Energy Deregulation FAQs
The deregulation of the electric utility industry began in the early 1990s when open access to the wire system that delivers electricity to the commercial and residential markets was guaranteed by Federal legislation. The primary objective was to increase competition in the generation and sale of electricity. This was a very significant development in American commerce since the electric industry produces more than $200 billion in annual revenues to industry participants. Deregulation is now being implemented on a state-by-state basis over a period of years, which contrasts long distance telephone deregulation that was done on a national level all at once.
Deregulation enables legislation and agreements between the state's regulatory body (normally the public service commission or the public utility commission) and the utilities operating within the state. The deregulation of the electricity and natural gas industries creates opportunities for businesses to reduce total expenses by enabling businesses to select suppliers for the best combination of price and reliability. The primary objective of deregulation is to create a competitive market, resulting in lower energy costs. This is working; the number of suppliers in the market is increasing, leading to more competition and lower prices.
Electricity deregulation allows businesses to shop for the electricity portion of their bill. In a deregulated market, the supply component of electricity is approximately 50 percent of the monthly bill (although it can be as high as 75-80 percent in some areas). The remaining portion of the bill contains the costs for transmission, distribution, servicing, and administration, which are maintained by the local utility. This means the local utility will continue to service the account and deliver electricity through its wires, regardless of the supplier that actually generates the electricity that is used by your business.

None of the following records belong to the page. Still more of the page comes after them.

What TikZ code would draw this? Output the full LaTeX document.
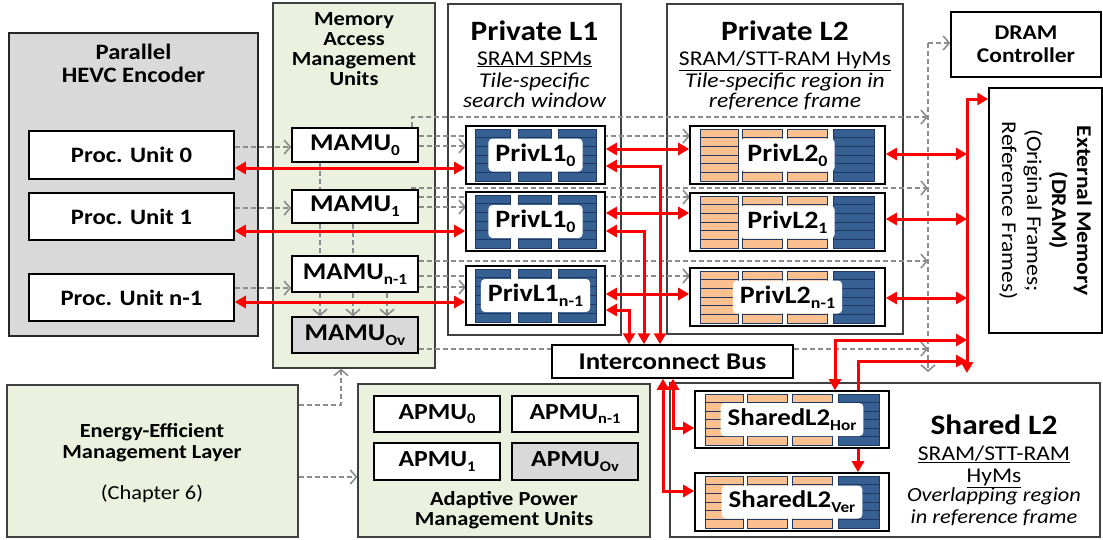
\documentclass[tikz,border=0pt]{standalone}
\usepackage{fontspec}
\setmainfont[FakeStretch=1.12]{Carlito}
\usetikzlibrary{arrows.meta,calc}

\definecolor{encgray}{HTML}{D9D9D9}
\definecolor{mgreen}{HTML}{EBF1DE}
\definecolor{mblue}{HTML}{376092}
\definecolor{mnavy}{HTML}{1F3864}
\definecolor{morange}{HTML}{FAC090}
\definecolor{dgray}{HTML}{8C8C8C}
\definecolor{framec}{HTML}{404040}
\definecolor{rred}{HTML}{FF0000}

\newcommand{\setfs}[1]{\fontsize{#1}{#1}\selectfont}
\makeatletter
% index set lowered and smaller than the running text
\newcommand{\subix}[1]{\raisebox{-0.2em}{\fontsize{\fpeval{0.64*\f@size}}{0}\selectfont #1}}
\makeatother
% rectangle node from corner coordinates: style, name, x0, y0, x1, y1, text
\newcommand{\boxnode}[7]{\node[#1, minimum width={#5pt-#3pt}, minimum height={#6pt-#4pt}] (#2) at ({(#3+#5)/2},{(#4+#6)/2}) {#7};}
% memory array: name, x0, y0, x1, y1, column list macro (from/to/colour), label, label style
\newcommand{\memarray}[8]{%
  \boxnode{membox}{#1}{#2}{#3}{#4}{#5}{}
  \foreach \ca/\cb/\cc in #6 {
    \foreach \r in {0,...,5} {
      \draw[cell, fill=\cc] ({#2+\ca},{#3+3+\r*(#5-#3-6)/6}) rectangle ({#2+\cb},{#3+3+(\r+1)*(#5-#3-6)/6});
    }
  }
  \node[memlabel, #8] (#1-lbl) at ({(#2+#4)/2},{(#3+#5)/2}) {#7};
}
\newcommand{\lonecols}{9/44/mblue, 52/85/mblue, 92/130/mblue}
\newcommand{\ltwocols}{10/48/morange, 52/92/morange, 97/137/morange, 143/184/mblue}

\tikzset{
  frame/.style={draw=framec, line width=1.2pt, fill=white, inner sep=0pt},
  greenframe/.style={frame, fill=mgreen},
  grayframe/.style={draw=black!85, line width=1.8pt, fill=encgray, inner sep=0pt},
  unitbox/.style={draw=black, line width=1.5pt, fill=white, inner sep=0pt, font=\setfs{22}\bfseries},
  mambox/.style={unitbox, font=\setfs{24}\bfseries},
  apbox/.style={unitbox, font=\setfs{23}\bfseries},
  membox/.style={draw=black, line width=1.6pt, fill=white, inner sep=0pt},
  cell/.style={draw=mnavy, line width=0.8pt},
  memlabel/.style={fill=white, rounded corners=4pt, inner xsep=7pt, inner ysep=0pt, minimum height=33pt, font=\setfs{25}\bfseries},
  gdash/.style={draw=dgray, line width=1.6pt, dash pattern=on 5pt off 3pt},
  garrow/.style={gdash, -{Straight Barb[length=6pt, width=14pt]}},
  redline/.style={draw=rred, line width=3pt},
  rboth/.style={redline, {Triangle[length=11pt,width=12pt]}-{Triangle[length=11pt,width=12pt]}},
  rone/.style={redline, -{Triangle[length=11pt,width=12pt]}},
  ttl/.style={font=\setfs{28}\bfseries, anchor=base},
  sub/.style={font=\setfs{21}, anchor=base},
  desc/.style={font=\setfs{21}\itshape, anchor=base},
}

\begin{document}
\begin{tikzpicture}[x=1pt,y=-1pt]
\useasboundingbox (0,0) rectangle (1103,539);

% ---- frames ----
\boxnode{grayframe}{enc}{9}{33}{258}{336}{}
\node[font=\fontsize{22}{23}\selectfont\bfseries, align=center] (enctitle) at (133.5,63) {Parallel\\HEVC Encoder};

\boxnode{greenframe}{mam}{273}{3}{435}{368}{}
\node[font=\setfs{20}\bfseries, align=center] (mamtitle) at (354,49) {Memory\\Access\\Management\\Units};

\boxnode{frame}{l1f}{448}{4}{621}{335}{}
\node[ttl] (l1t) at (534.5,40) {Private L1};
\node[sub] (l1s) at (534.5,65) {\underline{SRAM SPMs}};
\node[desc] (l1d1) at (534.5,87) {Tile-specific};
\node[desc] (l1d2) at (534.5,107) {search window};

\boxnode{frame}{l2f}{667}{4}{903}{334}{}
\node[ttl] (l2t) at (785,40) {Private L2};
\node[sub] (l2s) at (785,65) {\underline{SRAM/STT-RAM HyMs}};
\node[desc] (l2d1) at (785,87) {Tile-specific region in};
\node[desc] (l2d2) at (785,107) {reference frame};

\boxnode{frame}{shf}{670}{383}{1100}{537}{}
\node[ttl] (sht) at (994,434) {Shared L2};
\node[sub] (shs1) at (994,460) {\underline{SRAM/STT-RAM}};
\node[sub] (shs2) at (994,482) {\underline{HyMs}};
\node[desc, font=\setfs{20}\itshape] (shd1) at (994,501) {Overlapping region};
\node[desc, font=\setfs{20}\itshape] (shd2) at (994,523) {in reference frame};

\boxnode{greenframe}{en}{7}{385}{298}{537}{}
\node[font=\setfs{20}\bfseries, anchor=base] (en1) at (152,437) {Energy-Efficient};
\node[font=\setfs{20}\bfseries, anchor=base] (en2) at (152,458) {Management Layer};
\node[font=\setfs{20}, anchor=base] (en3) at (152,499) {(Chapter 6)};

\boxnode{greenframe}{ap}{358}{384}{650}{537}{}
\node[font=\setfs{20}\bfseries, anchor=base] (apt1) at (504,505) {Adaptive Power};
\node[font=\setfs{20}\bfseries, anchor=base] (apt2) at (504,525) {Management Units};

% ---- junction points of the shared control and data lines ----
\coordinate (dvtop) at (928,43);
\coordinate (dvbot) at (928,372);
\coordinate (rvtop) at (967,99);
\coordinate (rvbot) at (967,373);

% ---- processing units and MAMUs ----
\boxnode{unitbox}{pu0}{29}{131}{234}{179}{Proc. Unit 0}
\boxnode{unitbox}{pu1}{29}{193}{234}{240}{Proc. Unit 1}
\boxnode{unitbox}{pun}{29}{274}{234}{321}{Proc. Unit n-1}

\boxnode{mambox}{m0}{292}{128}{418}{162}{MAMU\subix{0}}
\boxnode{mambox}{m1}{292}{190}{418}{223}{MAMU\subix{1}}
\boxnode{mambox}{mn}{292}{256}{418}{292}{MAMU\subix{n-1}}
\boxnode{mambox, fill=encgray}{mov}{292}{317}{418}{353}{MAMU\subix{Ov}}

\boxnode{unitbox, font=\setfs{24}\bfseries}{bus}{552}{345}{793}{378}{Interconnect Bus}
\boxnode{unitbox, align=center, font=\fontsize{21}{23}\selectfont\bfseries}{dram}{951}{12}{1101}{77}{DRAM\\Controller}
\boxnode{unitbox}{ext}{989}{88}{1102}{333}{}
\node[rotate=-90, align=center, font=\fontsize{21}{25}\selectfont] (extlbl) at (ext.center)
  {\textbf{External Memory}\\\textbf{(DRAM)}\\(Original Frames;\\Reference Frames)};

\boxnode{apbox}{a0}{374}{396}{500}{432}{APMU\subix{0}}
\boxnode{apbox}{an}{512}{396}{638}{432}{APMU\subix{n-1}}
\boxnode{apbox}{a1}{374}{443}{500}{480}{APMU\subix{1}}
\boxnode{apbox, fill=encgray}{aov}{512}{443}{638}{480}{APMU\subix{Ov}}

% ---- dashed control paths (drawn before the memories, which hide them) ----
\draw[garrow] (pu0.east |- 0,147) -- (m0.west |- 0,147);
\draw[garrow] (pu1.east |- 0,208) -- (m1.west |- 0,208);
\draw[garrow] (pun.east |- 0,288) -- (mn.west |- 0,288);

\draw[gdash] (m0.south -| 320,0) -- (m1.north -| 320,0);
\foreach \xx in {320,353} \draw[gdash] (m1.south -| \xx,0) -- (mn.north -| \xx,0);
\foreach \xx in {320,353,387} \draw[garrow] (mn.south -| \xx,0) -- (mov.north -| \xx,0);

\draw[garrow] (m0.north -| 412,0) |- (dvtop |- 0,117);
\draw[garrow] (m0.east |- 0,136) -- (690,136) coordinate (c20);
\draw[garrow] (m0.east |- 0,146) -- (466,146) coordinate (c10);
\draw[garrow] (m1.north -| 412,0) |- (dvtop |- 0,188);
\draw[garrow] (m1.east |- 0,197) -- (690,197) coordinate (c21);
\draw[garrow] (m1.east |- 0,207) -- (466,207) coordinate (c11);
\draw[garrow] (mn.east |- 0,261) -- (dvtop |- 0,261);
\draw[garrow] (mn.east |- 0,276) -- (690,276) coordinate (c2n);
\draw[garrow] (mn.east |- 0,287) -- (466,287) coordinate (c1n);
\draw[gdash] (mov.east |- 0,349) -- (bus.west |- 0,349);
\draw[garrow] (bus.east |- 0,349) -- (dvtop |- 0,349);
\draw[garrow] (dvtop) -- (dvbot);
\draw[garrow] (dvtop) -- (dram.west |- dvtop);

\draw[garrow] (en.east |- 0,405) -| (mam.south -| 341,0);
\draw[garrow] (en.east |- 0,477) -- (ap.west |- 0,477);

% ---- memories ----
\memarray{p10}{466}{126}{605}{184}{\lonecols}{PrivL1\subix{0}}{}
\memarray{p11}{466}{192}{605}{251}{\lonecols}{PrivL1\subix{0}}{}
\memarray{p1n}{466}{266}{605}{325}{\lonecols}{PrivL1\subix{n-1}}{}
\memarray{p20}{690}{126}{885}{184}{\ltwocols}{PrivL2\subix{0}}{}
\memarray{p21}{690}{193}{885}{251}{\ltwocols}{PrivL2\subix{1}}{}
\memarray{p2n}{690}{268}{885}{326}{\ltwocols}{PrivL2\subix{n-1}}{}
\memarray{sh}{695}{391}{889}{448}{\ltwocols}{SharedL2\subix{Hor}}{font=\setfs{24}\bfseries}
\memarray{sv}{695}{473}{889}{531}{\ltwocols}{SharedL2\subix{Ver}}{font=\setfs{24}\bfseries}

% ---- data paths (red) ----
\draw[rboth] (pu0.east |- 0,168) -- (p10.west |- 0,168);
\draw[rboth] (pu1.east |- 0,231) -- (p11.west |- 0,231);
\draw[rboth] (pun.east |- 0,302) -- (p1n.west |- 0,302);
\draw[rboth] (p10.east |- 0,149) -- (p20.west |- 0,149);
\draw[rboth] (p11.east |- 0,213) -- (p21.west |- 0,213);
\draw[rboth] (p1n.east |- 0,294) -- (p2n.west |- 0,294);
\draw[rboth] (p10.east |- 0,166) -| (bus.north -| 660,0);
\draw[rboth] (p11.east |- 0,231) -| (bus.north -| 644,0);
\draw[rboth] (p1n.east |- 0,310) -| (bus.north -| 629,0);
\draw[rboth] (p20.east |- 0,154) -- (rvtop |- 0,154);
\draw[rboth] (p21.east |- 0,219) -- (rvtop |- 0,219);
\draw[rboth] (p2n.east |- 0,298) -- (rvtop |- 0,298);
\draw[rboth] (rvbot) -- (rvtop) -- (ext.west |- rvtop);
\draw[rboth] (sh.north -| 835,0) |- (rvtop |- 0,340);
\draw[rone] (sh.north -| 858,0) |- (rvtop |- 0,361);
\draw[rone] (sh.south -| 858,0) -- (sv.north -| 858,0);
\draw[rboth] (bus.south -| 673,0) |- (sh.west |- 0,428);
\draw[rboth] (bus.south -| 663,0) |- (sv.west |- 0,491);
\end{tikzpicture}
\end{document}
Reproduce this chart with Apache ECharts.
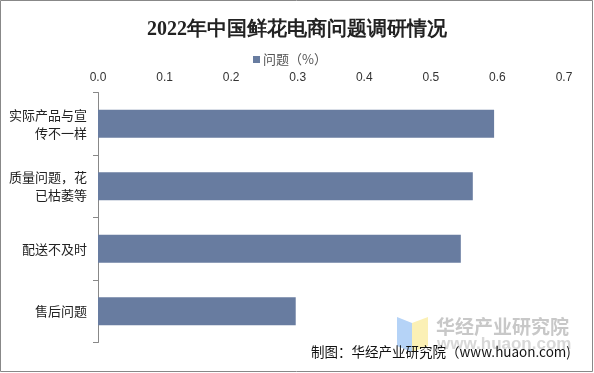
<!DOCTYPE html>
<html><head><meta charset="utf-8">
<script src="https://cdn.jsdelivr.net/npm/echarts@6/dist/echarts.min.js"></script>
<style>html,body{margin:0;padding:0;background:#fff}#c{width:594px;height:373px}</style>
</head><body><div id="c"></div>
<script>
const categories = ["实际产品与宣\n传不一样", "质量问题，花\n已枯萎等", "配送不及时", "售后问题"];
const values = [0.595, 0.563, 0.545, 0.297];
const seriesName = "问题（%）";
const titleText = "2022年中国鲜花电商问题调研情况";
const sourceText = "制图：华经产业研究院（www.huaon.com)";

const chart = echarts.init(document.getElementById('c'));
chart.setOption({
  animation: false,
  backgroundColor: '#fff',
  title: {
    text: titleText, left: 'center', top: 15,
    textStyle: {fontFamily: 'Liberation Serif, serif', fontSize: 20, fontWeight: 'bold', color: '#222'}
  },
  legend: {
    top: 48, left: 248, itemWidth: 7, itemHeight: 7, itemGap: 3,
    icon: 'rect',
    textStyle: {fontSize: 13, color: '#555', fontFamily: 'Noto Sans CJK SC', padding: [0,0,0,-2]},
    data: [seriesName]
  },
  grid: {left: 98, right: 30, top: 92.5, bottom: 30.5, containLabel: false},
  xAxis: {
    type: 'value', position: 'top', min: 0, max: 0.7, interval: 0.1,
    axisLine: {show: false}, axisTick: {show: false}, splitLine: {show: false},
    axisLabel: {formatter: v => v.toFixed(1), color: '#333', fontSize: 12, margin: 9, fontFamily: 'Liberation Sans, Arial'}
  },
  yAxis: {
    type: 'category', inverse: true, data: categories,
    axisLine: {show: true, lineStyle: {color: '#888', width: 1}},
    axisTick: {show: true, length: 5, lineStyle: {color: '#888'}},
    axisLabel: {color: '#222', fontSize: 13, margin: 11, lineHeight: 18, fontFamily: 'Noto Sans CJK SC'}
  },
  series: [{
    name: seriesName, type: 'bar', data: values, barCategoryGap: '55%',
    itemStyle: {color: '#687CA0'}
  }],
  graphic: [
    {type: 'rect', shape: {x: 0.5, y: 0.5, width: 592, height: 371}, style: {fill: null, stroke: '#888', lineWidth: 1}, silent: true},
    {type: 'polygon', shape: {points: [[397,317],[412,323],[412,352],[397,346]]}, style: {fill: '#B5D3F7'}, silent: true},
    {type: 'polygon', shape: {points: [[412,323],[428,317],[428,346],[412,352]]}, style: {fill: '#FBF0B5'}, silent: true},
    {type: 'text', left: 436, top: 317, style: {text: '华经产业研究院', fontSize: 19, fontWeight: 'bold', fill: '#C8C8C8', fontFamily: 'Noto Sans CJK SC'}, silent: true},
    {type: 'text', left: 437, top: 336, style: {text: 'www.huaon.com', fontSize: 17, fontWeight: 'bold', fill: '#D8D8D8', fontFamily: 'Liberation Sans'}, silent: true},
    {type: 'text', left: 311, top: 345, style: {text: sourceText, fontSize: 13.5, fill: '#111', fontFamily: 'Noto Sans CJK SC'}, silent: true}
  ]
});
</script></body></html>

In order to create a competitive electric market, your local utility is required to separate its generating assets (power plants) from the delivery and services part of the business. It continues to be regulated, deliver electricity, own and maintain the wires, provide service, and render customer bills. No longer in the business of generating power, it is indifferent as to your source of electricity.
To make an informed decision in a deregulated market, you must understand and weigh the significance of price, reliability of suppliers, load management, and any associated fees. Remember, price is only one component of a contract’s terms and conditions. Read any supply offer carefully.